» PROBLEM
Retype only what runs from the first line of the records to the line with "import plotly.graph_objects as go", inclusive, and no pictures.
++++ ENTRIES SHOWN ++++
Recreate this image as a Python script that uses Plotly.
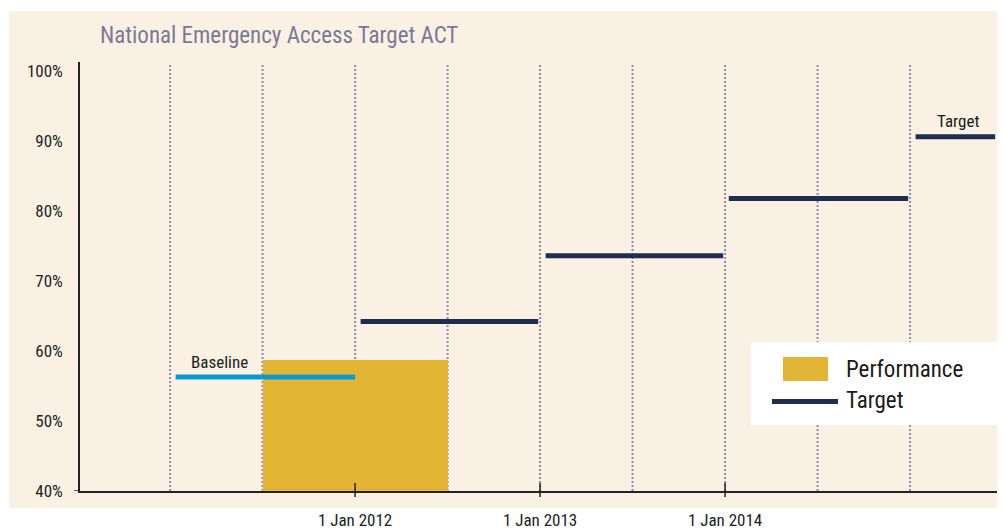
import plotly.graph_objects as go

# ---- data ----
title_text = "National Emergency Access Target ACT"
perf_period = [2011.5, 2012.5]      # financial year 2011-12
perf_value = [58.7]
baseline_span = [2011.03, 2012.0]
baseline_value = 56.3
target_starts = [2012.03, 2013.03, 2014.02, 2015.03]
target_ends = [2012.99, 2013.99, 2014.99, 2015.46]
target_values = [64.2, 73.6, 81.8, 90.6]
period_marks = [2011.0, 2011.5, 2012.0, 2012.5, 2013.0, 2013.5, 2014.0, 2014.5, 2015.0]
x_tick_vals = [2012, 2013, 2014]
x_tick_text = ["1 Jan 2012", "1 Jan 2013", "1 Jan 2014"]
y_tick_vals = [40, 50, 60, 70, 80, 90, 100]
y_tick_text = ["40%", "50%", "60%", "70%", "80%", "90%", "100%"]

# ---- style ----
W, H = 1005, 530
OFF = 8  # page body margin
# plot area in screen pixels
L, R, T, B = 80, 997, 62, 491
FONT = "Roboto Condensed, Liberation Sans Narrow, sans-serif"
BG = "#FAF1E4"
NAVY = "#1F2E4F"
BLUE = "#0A9AD2"
GOLD = "#E3B535"
DOT = "#8F8CA9"
TITLE_C = "#7B7A93"
TXT = "#1a1a1a"


def px(x):
    return (x - L) / (R - L)


def py(y):
    return (B - y) / (B - T)


fig = go.Figure()

fig.add_trace(go.Bar(
    x=[(perf_period[0] + perf_period[1]) / 2], y=[v - 40 for v in perf_value], base=40,
    width=perf_period[1] - perf_period[0], marker=dict(color=GOLD, line=dict(width=0)),
    showlegend=False, hoverinfo="skip"))

fig.add_trace(go.Scatter(
    x=baseline_span, y=[baseline_value, baseline_value], mode="lines",
    line=dict(color=BLUE, width=5), showlegend=False, hoverinfo="skip"))

for s, e, v in zip(target_starts, target_ends, target_values):
    fig.add_trace(go.Scatter(x=[s, e], y=[v, v], mode="lines",
                             line=dict(color=NAVY, width=5), showlegend=False,
                             hoverinfo="skip"))

shapes = []
# panel background
shapes.append(dict(type="rect", xref="paper", yref="paper", x0=px(9), x1=px(1020),
                   y0=py(508), y1=py(11), fillcolor=BG, line=dict(width=0), layer="below"))
# dotted period lines
for m in period_marks:
    shapes.append(dict(type="line", xref="x", yref="paper", x0=m, x1=m, y0=0, y1=py(65),
                       line=dict(color=DOT, width=2, dash="2px,2px"), layer="below"))
# axis ticks crossing the x axis
for t in x_tick_vals:
    shapes.append(dict(type="line", xref="x", yref="paper", x0=t, x1=t,
                       y0=py(497), y1=py(483), line=dict(color="#222", width=1.5)))
shapes.append(dict(type="line", xref="paper", yref="paper", x0=px(998), x1=px(998),
                   y0=py(497), y1=py(483), line=dict(color="#222", width=1.5)))
shapes.append(dict(type="line", xref="paper", yref="y", x0=px(74), x1=0,
                   y0=40, y1=40, line=dict(color="#222", width=1.5)))
# legend box
shapes.append(dict(type="rect", xref="paper", yref="paper", x0=px(751), x1=px(1001),
                   y0=py(425), y1=py(342), fillcolor="white", line=dict(width=0)))
shapes.append(dict(type="rect", xref="paper", yref="paper", x0=px(783), x1=px(828),
                   y0=py(381), y1=py(357), fillcolor=GOLD, line=dict(width=0)))
shapes.append(dict(type="line", xref="paper", yref="paper", x0=px(772), x1=px(838),
                   y0=py(401.5), y1=py(401.5), line=dict(color=NAVY, width=5)))

annotations = [
    dict(text=title_text, xref="paper", yref="paper", x=px(98), y=py(35),
         xanchor="left", yanchor="middle", showarrow=False,
         font=dict(family=FONT, size=23, color=TITLE_C)),
    dict(text="Baseline", xref="x", yref="y", x=sum(baseline_span) / 2 - 0.25,
         y=baseline_value, yshift=15, xanchor="center", yanchor="middle",
         showarrow=False, font=dict(family=FONT, size=17, color=TXT)),
    dict(text="Target", xref="x", yref="y", x=(target_starts[-1] + target_ends[-1]) / 2 + 0.015,
         y=target_values[-1], yshift=16, xanchor="center", yanchor="middle",
         showarrow=False, font=dict(family=FONT, size=17, color=TXT)),
    dict(text="Performance", xref="paper", yref="paper", x=px(844), y=py(369),
         xanchor="left", yanchor="middle", showarrow=False,
         font=dict(family=FONT, size=23, color=TXT)),
    dict(text="Target", xref="paper", yref="paper", x=px(844), y=py(400),
         xanchor="left", yanchor="middle", showarrow=False,
         font=dict(family=FONT, size=23, color=TXT)),
]

fig.update_layout(
    width=W, height=H,
    margin=dict(l=L - OFF, r=W - (R - OFF), t=T - OFF, b=H - (B - OFF), pad=0),
    paper_bgcolor="white", plot_bgcolor="rgba(0,0,0,0)",
    shapes=shapes, annotations=annotations, showlegend=False,
    bargap=0,
    xaxis=dict(range=[2010.513, 2015.47], tickvals=x_tick_vals, ticktext=x_tick_text,
               showgrid=False, zeroline=False, showline=True, linecolor="#222",
               linewidth=1.5, ticks="", ticklabelstandoff=13, automargin=False,
               tickfont=dict(family=FONT, size=17, color="#222")),
    yaxis=dict(range=[40, 101.29], tickvals=y_tick_vals, ticktext=y_tick_text,
               showgrid=False, zeroline=False, showline=True, linecolor="#222",
               linewidth=1.5, ticks="", ticklabelstandoff=12, automargin=False,
               tickfont=dict(family=FONT, size=17, color="#222")),
)

fig.write_html("out.html")
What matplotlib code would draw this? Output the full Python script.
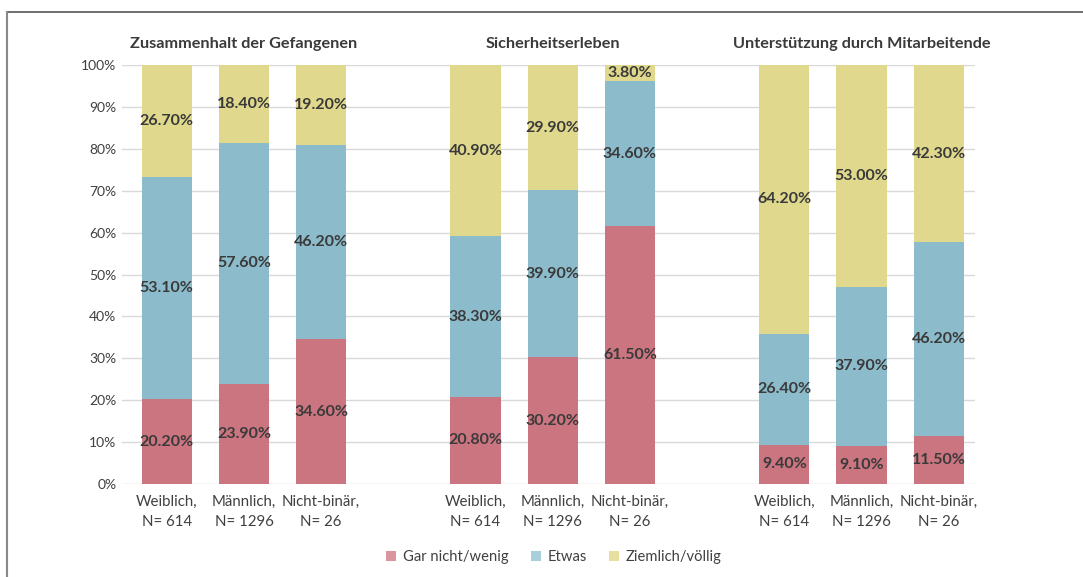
++++
» EXERCISE RESPONSE
Recreate this image as a Python script that uses Plotly.
import plotly.graph_objects as go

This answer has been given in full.